O favo da jati não era doce como seu sorriso; nem a baunilha
recendia no bosque como seu hálito perfumado.
Mais rápida que a ema selvagem, a morena virgem corria o sertão e as matas do Ipu, onde campeava sua guerreira tribo da grande nação tabajara, o pé grácil e nu, mal roçando alisava apenas a verde pelúcia que vestia a terra com as primeiras águas. (ALENCAR, 1994, p. 10)
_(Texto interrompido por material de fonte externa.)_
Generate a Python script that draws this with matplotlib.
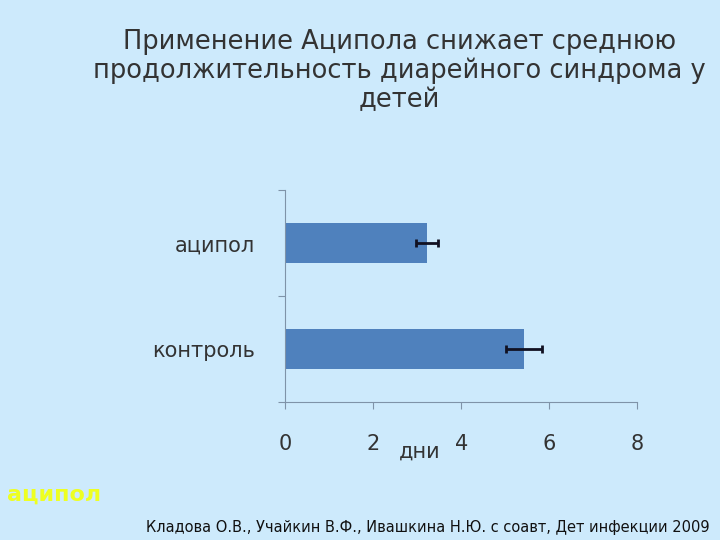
import matplotlib
matplotlib.use("Agg")
import matplotlib.pyplot as plt

categories = ["контроль", "аципол"]
values = [5.43, 3.22]
errors = [0.40, 0.25]
xticks = [0, 2, 4, 6, 8]

bg = "#cdeafc"
fig = plt.figure(figsize=(7.2, 5.4), dpi=100, facecolor=bg)
ax = fig.add_axes([0.396, 0.255, 0.489, 0.393], facecolor=bg)
ax.barh(range(len(categories)), values, height=0.38, color="#4f81bd",
        xerr=errors, error_kw=dict(ecolor="#111122", elinewidth=2, capsize=3, capthick=2))
ax.set_xlim(0, 8)
ax.set_ylim(-0.5, 1.5)
ax.set_xticks(xticks)
ax.set_xticklabels([str(t) for t in xticks], fontsize=15, color="#333333")
ax.set_yticks([-0.5, 0.5, 1.5], minor=False)
ax.set_yticklabels([])
ax.set_yticks([0, 1], minor=True)
ax.set_yticklabels(categories, minor=True, fontsize=15, color="#333333")
ax.tick_params(axis="y", which="minor", length=0, pad=22)
ax.tick_params(axis="y", which="major", length=5, color="#7f93a8", direction="out")
ax.tick_params(axis="x", length=5, color="#7f93a8", pad=18)
for s in ["top", "right"]:
    ax.spines[s].set_visible(False)
for s in ["left", "bottom"]:
    ax.spines[s].set_color("#7f93a8")
fig.text(420 / 720, 1 - 452 / 540, "дни", fontsize=15, color="#333333", ha="center", va="center")

fig.text(0.555, 0.79, "Применение Аципола снижает среднюю\nпродолжительность диарейного синдрома у\nдетей",
         ha="center", va="bottom", fontsize=18.5, color="#333333", linespacing=1.15)
fig.text(0.01, 0.072, "аципол", fontsize=16, color="#eeff22", fontweight="bold", ha="left")
fig.text(0.985, 0.015, "Кладова О.В., Учайкин В.Ф., Ивашкина Н.Ю. с соавт, Дет инфекции 2009",
         ha="right", fontsize=10.5, color="#111111")
fig.savefig("out.png", dpi=100, facecolor=bg)
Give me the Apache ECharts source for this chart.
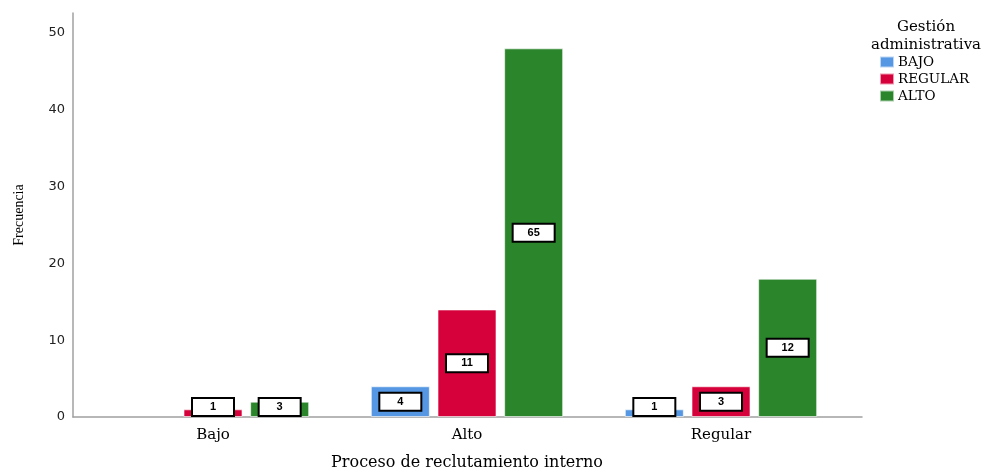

A descrição da virgem corrobora a identificação dela com a natureza brasileira: lábios de mel, cabelos mais negros que a asa da graúna e mais longos que o talhe da palmeira, sorriso mais doce que o favo da jati, hálito mais perfumado que a baunilha, mais rápida que a ema selvagem. Podemos perceber que a natureza serve de modelo e comparação para a caracterização da personagem.
Contudo é preciso destacar que Alencar, através do romance entre Iracema e Martin, tematizou simbolicamente o processo de colonização da nação brasileira. Iracema representa o contato entre o branco e o índio, simboliza o cruzamento do nativo e do europeu colonizador, mas Alencar romantiza esse processo de dominação do segundo pelo primeiro, como podemos perceber no trecho abaixo:

Rumor suspeito quebra a doce harmonia da sesta. Ergue a virgem os olhos, que o sol não deslumbra; sua vista perturba-se.
Diante dela e todo a contemplá-la, está um guerreiro estranho, se é guerreiro e não algum mau espírito da floresta. Tem nas faces o branco das areias que bordam o mar; nos olhos o azul
triste das águas profundas. Ignotas armas e tecidos ignotos cobrem-lhe o corpo.
Foi rápido, como o olhar, o gesto de Iracema. A flecha embebida no arco partiu Gotas de sangue borbulham na face do desconhecido.
De primeiro ímpeto, a mão lesta caiu sobre a cruz da espada; mas logo sorriu. O moço guerreiro aprendeu na religião de sua mãe, onde a mulher é símbolo de ternura e amor. Sofreu mais
d'alma que da ferida.
O sentimento que ele pôs nos olhos e no rosto, não o sei eu. Porém a virgem lançou de si o arco e a uiraçaba, e correu para o guerreiro, sentida da mágoa que causara.
A mão que rápida ferira, estancou mais rápida e compassiva o sangue que gotejava. Depois Iracema quebrou a flecha homicida: deu a haste ao desconhecido, guardando consigo a ponta farpada.
O guerreiro falou:
— Quebras comigo a flecha da paz?
— Quem te ensinou, guerreiro branco, a linguagem de meus irmãos? Donde vieste a estas matas, que nunca viram outro guerreiro como tu?
— Venho de bem longe, filha das florestas. Venho das terras que teus irmãos já possuíram, e hoje têm os meus.
— Bem-vindo seja o estrangeiro aos campos dos tabajaras, senhores das aldeias, e à cabana de Araquém, pai de Iracema. (ALENCAR, 1994, p. 11)

Percebemos aqui o ato de quebrar a flecha representando um sinal de paz entre as duas raças, e também, o homem branco já conhecedor da cultura dos índios. Além disso, nota-se que Alencar descreve os personagens e também retrata um Brasil mais ideal do que real, mais como ele gostaria que fossem do que como de fato eram.
A valorização da natureza, sem dúvida, ganha destaque na obra, mas cabe destacar que o romance é considerado histórico-indianista, pois, além da valorização da natureza brasileira e do índio, há um argumento histórico, a colonização do Ceará, que se deu em 1606, onde estão presentes personagens históricos como Martim (Martim Soares Moreno) e Poti (Antônio Felipe Camarão).


Referências
ALENCAR, José de. Iracema. São Paulo: Scipione, 1994.
CÂNDIDO, A. Formação da Literatura Brasileira. 6. ed. Belo Horizonte: Itatiaia, 1981.